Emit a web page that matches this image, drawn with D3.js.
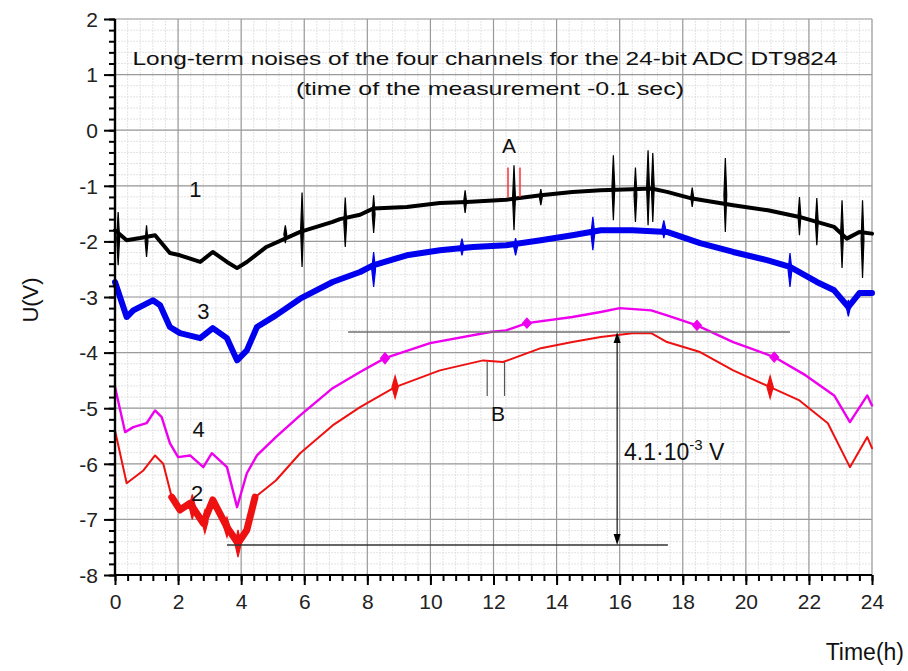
<!DOCTYPE html>
<html><head><meta charset="utf-8">
<script src="https://cdn.jsdelivr.net/npm/d3@7/dist/d3.min.js"></script>
<style>body{margin:0;background:#fff}svg{display:block;font-family:"Liberation Sans",Arial,sans-serif}</style>
</head><body><svg id="c" width="908" height="671"></svg>
<script>
// ---------- data ----------
const xTicks = [0,2,4,6,8,10,12,14,16,18,20,22,24];
const yTicks = [2,1,0,-1,-2,-3,-4,-5,-6,-7,-8];
const titleLines = ["Long-term noises of the four channels for the 24-bit ADC DT9824","(time of the measurement -0.1 sec)"];

// channel 1 (black)
const ch1T = [0,0.37,0.8,1.27,1.74,2.06,2.7,3.1,3.55,3.87,4.18,4.8,5.87,6.9,7.13,7.77,8.18,9.25,10.3,11.15,12.4,13.5,14.5,15.4,16.4,17.0,17.5,18.3,19.6,20.7,21.7,22.8,23.2,23.6,24];
const ch1V = [-1.80,-1.98,-1.94,-1.89,-2.21,-2.25,-2.37,-2.19,-2.37,-2.48,-2.37,-2.10,-1.83,-1.65,-1.60,-1.52,-1.41,-1.38,-1.31,-1.29,-1.25,-1.17,-1.11,-1.08,-1.06,-1.05,-1.11,-1.23,-1.35,-1.44,-1.56,-1.74,-1.95,-1.83,-1.86];
// bursts: [time, low, high]
const ch1Bursts = [[0.1,-2.43,-1.47],[1.0,-2.28,-1.71],[5.4,-2.03,-1.71],[5.93,-2.46,-1.12],[7.3,-2.10,-1.21],[8.2,-1.85,-1.17],[11.1,-1.49,-1.08],[12.65,-1.80,-0.63],[13.5,-1.35,-1.06],[15.8,-1.62,-0.45],[16.5,-1.65,-0.67],[16.9,-1.71,-0.36],[17.05,-1.65,-0.41],[18.3,-1.38,-1.03],[19.35,-1.83,-0.50],[21.7,-1.89,-1.20],[22.25,-2.07,-1.22],[23.05,-2.48,-1.26],[23.7,-2.66,-1.26]];

// channel 3 (blue)
const ch3T = [0,0.37,0.58,1.2,1.43,1.74,2.06,2.7,3.1,3.55,3.87,4.18,4.5,5.1,5.87,6.9,7.77,8.18,9.25,10.3,11.35,12.4,13.5,14.5,15.4,16.4,17.5,18.55,19.6,20.7,21.4,22.25,22.8,23.25,23.6,24];
const ch3V = [-2.73,-3.36,-3.24,-3.06,-3.15,-3.54,-3.65,-3.74,-3.56,-3.74,-4.14,-3.96,-3.54,-3.33,-3.03,-2.73,-2.55,-2.43,-2.25,-2.16,-2.10,-2.07,-1.98,-1.89,-1.80,-1.80,-1.83,-2.03,-2.19,-2.34,-2.46,-2.73,-2.88,-3.18,-2.93,-2.93];
const ch3Bursts = [[8.2,-2.82,-2.19],[11.0,-2.25,-1.95],[12.7,-2.25,-1.94],[15.15,-2.16,-1.56],[17.4,-1.94,-1.62],[21.4,-2.82,-2.21],[23.25,-3.35,-3.05]];

// channel 4 (magenta)
const ch4T = [0,0.32,0.58,1.0,1.27,1.48,1.74,2.0,2.38,2.8,3.07,3.55,3.87,4.18,4.5,5.1,5.87,6.9,7.77,8.56,9.99,11.9,12.4,13.06,14.5,15.4,16.0,17.0,17.5,18.45,19.6,20.9,21.9,22.8,23.3,23.85,24];
const ch4V = [-4.62,-5.43,-5.34,-5.27,-5.04,-5.16,-5.63,-5.88,-5.85,-6.06,-5.81,-6.06,-6.78,-6.17,-5.85,-5.52,-5.13,-4.64,-4.35,-4.10,-3.83,-3.63,-3.60,-3.47,-3.36,-3.27,-3.20,-3.24,-3.33,-3.51,-3.81,-4.08,-4.41,-4.77,-5.25,-4.77,-4.95];
const ch4Bursts = [[8.56,-4.20,-4.00],[13.06,-3.56,-3.38],[18.45,-3.60,-3.42],[20.9,-4.17,-3.99]];

// channel 2 (red)
const ch2T = [0,0.37,0.9,1.27,1.53,1.8,2.06,2.38,2.8,3.1,3.55,3.9,4.18,4.44,5.1,5.87,6.9,7.77,8.88,10.3,11.67,12.3,13.5,14.5,15.4,16.4,17.0,17.5,18.55,19.6,20.77,21.7,22.6,23.3,23.85,24];
const ch2V = [-5.40,-6.35,-6.12,-5.85,-6.00,-6.60,-6.83,-6.71,-7.07,-6.65,-7.14,-7.43,-7.19,-6.60,-6.30,-5.81,-5.31,-4.98,-4.62,-4.32,-4.14,-4.17,-3.92,-3.81,-3.72,-3.65,-3.65,-3.81,-3.99,-4.32,-4.62,-4.86,-5.27,-6.06,-5.52,-5.72];
const ch2Bursts = [[2.45,-7.0,-6.55],[2.85,-7.25,-6.83],[3.55,-7.32,-6.96],[3.9,-7.68,-7.19],[8.88,-4.82,-4.42],[20.77,-4.82,-4.42]];
const ch2NoisyRange = [1.7,4.6];   // thick noisy stretch of channel 2

// annotations
const aMarkT = [12.46,12.84];           // red marks at A
const aMarkV = [-1.2,-0.67];
const bMarkT = [11.8,12.35];            // B markers
const bMarkV = [-4.17,-4.78];
const topLine = {t0:7.39,t1:21.4,v:-3.63};
const botLine = {t0:3.55,t1:17.53,v:-7.46};
const arrowT = 15.92;
const chanLabels = [{n:"1",t:2.55,v:-1.05},{n:"3",t:2.8,v:-3.25},{n:"4",t:2.65,v:-5.37},{n:"2",t:2.6,v:-6.53}];

// ---------- drawing ----------
const svg = d3.select("#c");
const X0=115, X1=872, Y0=575, Y1=19;
const x = d3.scaleLinear().domain([0,24]).range([X0,X1]);
const y = d3.scaleLinear().domain([-8,2]).range([Y0,Y1]);

// minor grid
const g = svg.append("g");
g.selectAll(".mx").data(d3.range(0,24.001,0.4)).join("line")
  .attr("x1",d=>x(d)).attr("x2",d=>x(d)).attr("y1",Y0).attr("y2",Y1)
  .attr("stroke","#dcdcdc").attr("stroke-width",0.8).attr("stroke-dasharray","2,1");
g.selectAll(".my").data(d3.range(-8,2.001,0.2)).join("line")
  .attr("y1",d=>y(d)).attr("y2",d=>y(d)).attr("x1",X0).attr("x2",X1)
  .attr("stroke","#dcdcdc").attr("stroke-width",0.8).attr("stroke-dasharray","2,1");
// major grid
g.selectAll(".Mx").data(xTicks).join("line")
  .attr("x1",d=>x(d)).attr("x2",d=>x(d)).attr("y1",Y0).attr("y2",Y1)
  .attr("stroke","#9a9a9a").attr("stroke-width",1.2);
g.selectAll(".My").data(yTicks).join("line")
  .attr("y1",d=>y(d)).attr("y2",d=>y(d)).attr("x1",X0).attr("x2",X1)
  .attr("stroke","#9a9a9a").attr("stroke-width",1.2);

// title
svg.append("text").attr("x",485).attr("y",65).attr("text-anchor","middle")
  .attr("font-size",19).attr("textLength",705).attr("lengthAdjust","spacingAndGlyphs").attr("fill","#111").text(titleLines[0]);
svg.append("text").attr("x",490).attr("y",95).attr("text-anchor","middle")
  .attr("font-size",19).attr("textLength",388).attr("lengthAdjust","spacingAndGlyphs").attr("fill","#111").text(titleLines[1]);

// series
const series = [
  {T:ch1T,V:ch1V,B:ch1Bursts,c:"#000000",w:4,bw:0.045},
  {T:ch3T,V:ch3V,B:ch3Bursts,c:"#0000ee",w:6,bw:0.06},
  {T:ch4T,V:ch4V,B:ch4Bursts,c:"#ee00ee",w:2.4,bw:0.14},
  {T:ch2T,V:ch2V,B:ch2Bursts,c:"#ee1111",w:2,bw:0.1}
];
const line = d3.line().x(d=>x(d[0])).y(d=>y(d[1])).curve(d3.curveLinear);
series.forEach((s,k)=>{
  const pts = s.T.map((t,i)=>[t,s.V[i]]);
  svg.append("path").attr("d",line(pts)).attr("fill","none").attr("stroke",s.c)
    .attr("stroke-width",s.w).attr("stroke-linejoin","round").attr("stroke-linecap","round");
  if(k===3){
    const noisy = pts.filter(p=>p[0]>=ch2NoisyRange[0]&&p[0]<=ch2NoisyRange[1]);
    svg.append("path").attr("d",line(noisy)).attr("fill","none").attr("stroke",s.c)
      .attr("stroke-width",7).attr("stroke-linejoin","round").attr("stroke-linecap","round");
  }
  svg.append("g").selectAll("path").data(s.B).join("path")
    .attr("d",b=>{const m=(b[1]+b[2])/2;return `M${x(b[0]-s.bw)},${y(m)}L${x(b[0])},${y(b[2])}L${x(b[0]+s.bw)},${y(m)}L${x(b[0])},${y(b[1])}Z`;})
    .attr("fill",s.c).attr("stroke",s.c).attr("stroke-width",1.2);
});
// A red marks
svg.append("g").selectAll("line").data(aMarkT).join("line")
  .attr("x1",d=>x(d)).attr("x2",d=>x(d)).attr("y1",y(aMarkV[0])).attr("y2",y(aMarkV[1]))
  .attr("stroke","#ff3030").attr("stroke-width",1.5);

// annotation lines
svg.append("line").attr("x1",x(topLine.t0)).attr("x2",x(topLine.t1)).attr("y1",y(topLine.v)).attr("y2",y(topLine.v)).attr("stroke","#707070").attr("stroke-width",1.6);
svg.append("line").attr("x1",x(botLine.t0)).attr("x2",x(botLine.t1)).attr("y1",y(botLine.v)).attr("y2",y(botLine.v)).attr("stroke","#333").attr("stroke-width",1.3);
svg.append("g").selectAll("line").data(bMarkT).join("line")
  .attr("x1",d=>x(d)).attr("x2",d=>x(d)).attr("y1",y(bMarkV[0])).attr("y2",y(bMarkV[1]))
  .attr("stroke","#555").attr("stroke-width",1.2);
const ax = x(arrowT), ayT=y(topLine.v), ayB=y(botLine.v);
svg.append("line").attr("x1",ax).attr("x2",ax).attr("y1",ayT+8).attr("y2",ayB-8).attr("stroke","#222").attr("stroke-width",1.3);
svg.append("path").attr("d",`M${ax},${ayT}L${ax-3.5},${ayT+11}L${ax+3.5},${ayT+11}Z`).attr("fill","#000");
svg.append("path").attr("d",`M${ax},${ayB}L${ax-3.5},${ayB-11}L${ax+3.5},${ayB-11}Z`).attr("fill","#000");

// text annotations
svg.append("text").attr("x",509).attr("y",153).attr("text-anchor","middle").attr("font-size",21).attr("fill","#111").text("A");
svg.append("text").attr("x",498).attr("y",421).attr("text-anchor","middle").attr("font-size",21).attr("fill","#111").text("B");
const vt = svg.append("text").attr("x",624).attr("y",460).attr("font-size",23).attr("fill","#111");
vt.append("tspan").text("4.1·10");
vt.append("tspan").attr("dy",-10).attr("font-size",15).text("-3");
vt.append("tspan").attr("dy",10).attr("font-size",23).text(" V");
svg.append("g").selectAll("text").data(chanLabels).join("text")
  .attr("x",d=>x(d.t)).attr("y",d=>y(d.v)+8).attr("text-anchor","middle").attr("font-size",22).attr("fill","#111").text(d=>d.n);

// axes
const fmt = d=>String(d);
const yAxisMinor = svg.append("g").attr("transform",`translate(${X0},0)`)
  .call(d3.axisLeft(y).tickValues(d3.range(-8,2.001,0.2)).tickSize(6).tickFormat(""));
const yAxis = svg.append("g").attr("transform",`translate(${X0},0)`)
  .call(d3.axisLeft(y).tickValues(yTicks).tickSize(11).tickPadding(6).tickFormat(fmt));
const xAxisMinor = svg.append("g").attr("transform",`translate(0,${Y0})`)
  .call(d3.axisBottom(x).tickValues(d3.range(0,24.001,0.4)).tickSize(6).tickFormat(""));
const xAxis = svg.append("g").attr("transform",`translate(0,${Y0})`)
  .call(d3.axisBottom(x).tickValues(xTicks).tickSize(10).tickPadding(9).tickFormat(fmt));
[yAxisMinor,yAxis,xAxisMinor,xAxis].forEach(a=>{
  a.select(".domain").attr("stroke","#000").attr("stroke-width",2.2);
  a.selectAll(".tick line").attr("stroke","#000").attr("stroke-width",2);
  a.selectAll("text").attr("font-size",21).attr("fill","#222").attr("font-family","Liberation Sans, Arial, sans-serif");
});
xAxisMinor.select(".domain").attr("d",`M${X0},0H${X1}`);
xAxis.select(".domain").attr("d",`M${X0},0H${X1}`);
yAxisMinor.select(".domain").attr("d",`M0,${Y0}V${Y1}`);
yAxis.select(".domain").attr("d",`M0,${Y0}V${Y1}`);
yAxis.selectAll("text").attr("dy","0.35em");

svg.append("text").attr("transform","translate(38,300) rotate(-90)").attr("text-anchor","middle").attr("font-size",22).attr("fill","#111").text("U(V)");
svg.append("text").attr("x",904).attr("y",660).attr("text-anchor","end").attr("font-size",23).attr("fill","#111").text("Time(h)");
</script></body></html>
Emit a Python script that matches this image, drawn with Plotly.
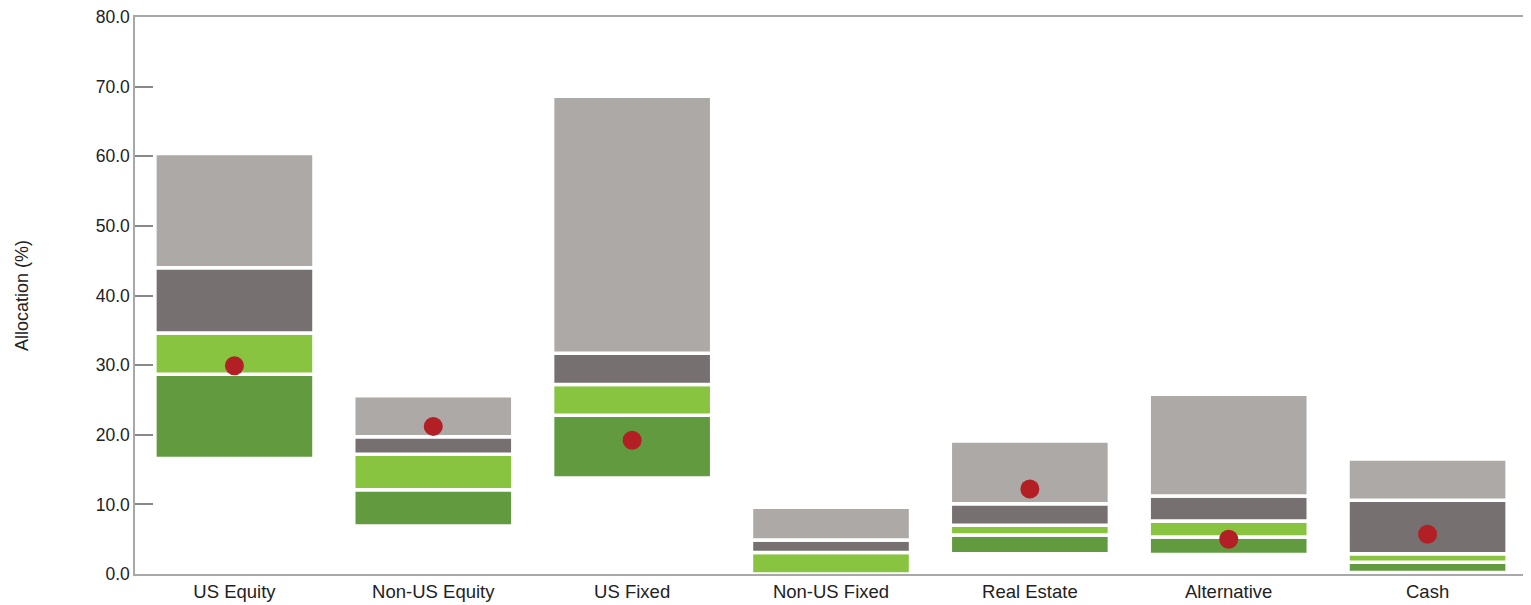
import plotly.graph_objects as go

categories = ["US Equity", "Non-US Equity", "US Fixed", "Non-US Fixed",
              "Real Estate", "Alternative", "Cash"]

# range boundaries (%), bottom to top
range_floor = [16.6, 6.9, 13.8, 0.0, 2.9, 2.8, 0.2]
dark_green_top = [28.7, 12.1, 22.8, 0.0, 5.6, 5.3, 1.7]
light_green_top = [34.6, 17.2, 27.2, 3.1, 7.0, 7.6, 2.9]
dark_gray_top = [44.0, 19.7, 31.7, 4.9, 10.1, 11.2, 10.6]
light_gray_top = [60.4, 25.6, 68.6, 9.6, 19.1, 25.8, 16.5]

current = [29.9, 21.2, 19.2, None, 12.2, 5.0, 5.7]

y_ticks = [0, 10, 20, 30, 40, 50, 60, 70, 80]

segments = [
    (range_floor, dark_green_top, "#629A40"),
    (dark_green_top, light_green_top, "#88C440"),
    (light_green_top, dark_gray_top, "#767070"),
    (dark_gray_top, light_gray_top, "#ACA9A7"),
]

fig = go.Figure()
for lo, hi, col in segments:
    fig.add_trace(go.Bar(
        x=categories, base=lo, y=[h - l for l, h in zip(lo, hi)],
        marker=dict(color=col, line=dict(color="white", width=3.5)),
        width=0.8, hoverinfo="skip", showlegend=False))

fig.add_trace(go.Scatter(
    x=categories, y=current, mode="markers",
    marker=dict(color="#B22025", size=19), showlegend=False))

# page body has an 8px margin, so the figure is sized to fit the window
fig.update_layout(
    width=1523, height=597, autosize=False,
    barmode="overlay", bargap=0.2,
    plot_bgcolor="white", paper_bgcolor="white",
    margin=dict(l=127, r=4, t=9, b=31),
    font=dict(family="Liberation Sans, Arial, sans-serif", size=16, color="#222"),
)
fig.update_yaxes(
    range=[0, 80], tickvals=y_ticks, tickformat=".1f",
    ticks="inside", ticklen=18, tickcolor="#888", tickwidth=1.5,
    ticklabeloverflow="allow", automargin=False,
    showgrid=False, zeroline=False,
    showline=True, linecolor="#A8A8A8", linewidth=1.5, mirror=True,
    title=dict(text="Allocation (%)", standoff=62, font=dict(size=18)),
    tickfont=dict(size=17.5),
)
fig.update_xaxes(
    showgrid=False, ticks="", tickfont=dict(size=18.5), automargin=False,
    showline=True, linecolor="#A8A8A8", linewidth=1.5, mirror=True,
)

fig.write_html("out.html")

====

▶ Given task: Reproduce only the lines of the records from the start up to and including the line that holds "noises of the"; do not carry over any picture.

▶ Full output:
Emit a web page that matches this image, drawn with D3.js.
<!DOCTYPE html>
<html><head><meta charset="utf-8">
<script src="https://cdn.jsdelivr.net/npm/d3@7/dist/d3.min.js"></script>
<style>body{margin:0;background:#fff}svg{display:block;font-family:"Liberation Sans",Arial,sans-serif}</style>
</head><body><svg id="c" width="908" height="671"></svg>
<script>
// ---------- data ----------
const xTicks = [0,2,4,6,8,10,12,14,16,18,20,22,24];
const yTicks = [2,1,0,-1,-2,-3,-4,-5,-6,-7,-8];
const titleLines = ["Long-term noises of the four channels for the 24-bit ADC DT9824","(time of the measurement -0.1 sec)"];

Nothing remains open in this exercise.